A colossal transaction involving Shiba Inu (SHIB) tokens has caught our attention. A single wallet has received an eye-popping 290 billion SHIB, raising eyebrows and questions about the intent behind this significant transfer.
The transaction, completed just hours ago, came from a wallet that already holds a massive portfolio valued at over $5 million, predominantly in SHIB and FTX Token (FTX). This move is particularly intriguing given current market conditions, where SHIB has taken a "huge punch," struggling to find a reversal point after a steep decline.
Here are three possible reasons behind these mammoth transfers:
Consolidation of holdings: The recipient wallet could be consolidating SHIB holdings for better management or in preparation for a future strategic move, such as a significant investment or the launch of a related project.

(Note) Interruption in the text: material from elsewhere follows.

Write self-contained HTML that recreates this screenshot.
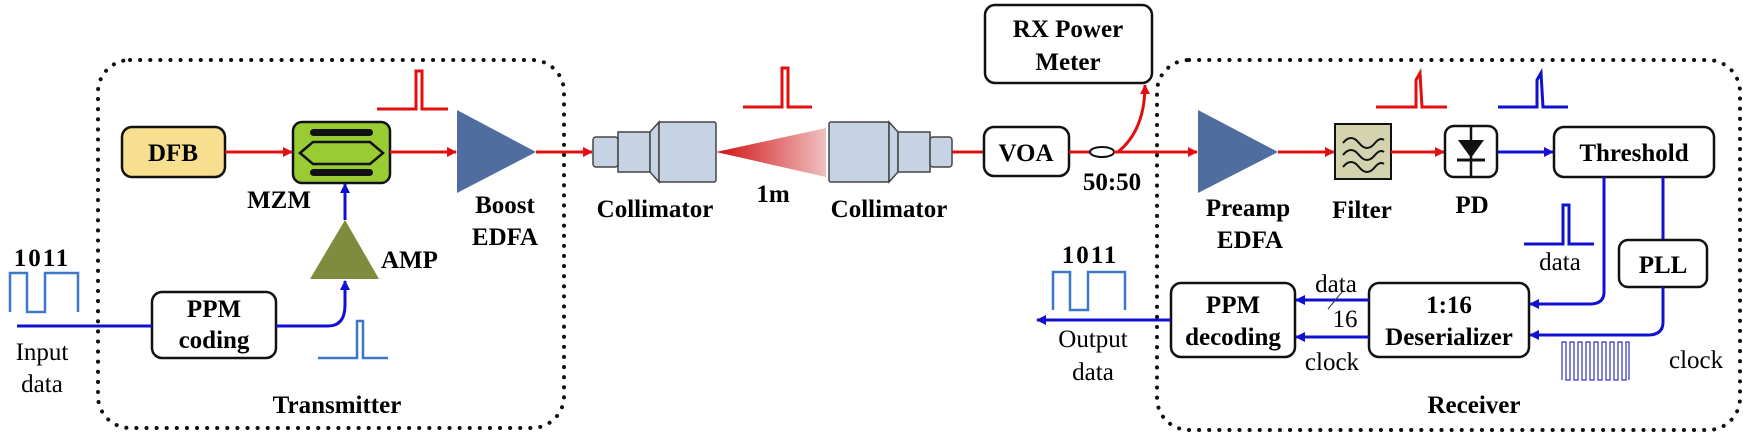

Whale movement: Often, large-scale transactions are attributed to "whales," who can sway the market with their actions. This transfer could be a whale maneuvering on the market, potentially positioning for a sell-off or to instigate price movement.
Profit-taking strategy: Given the wallet's substantial value and the recent price surge of SHIB, the transfer could be part of a profit-taking strategy. The move to a single wallet might precede redistribution in a way that maximizes returns or protects the holder's interests in a volatile market.
The recent price performance of SHIB shows that after an exhilarating rally, the token has been unable to sustain its bullish momentum, succumbing to market pressures and a broader correction. These transfers could well be a response to this, as holders seek to take profits in anticipation of further downside risks.
As with any large-scale transaction in the cryptosphere, the ripple effects can be significant. While it is difficult to pinpoint the exact impact, the transfer size suggests a notable event that could influence SHIB's short-term price action.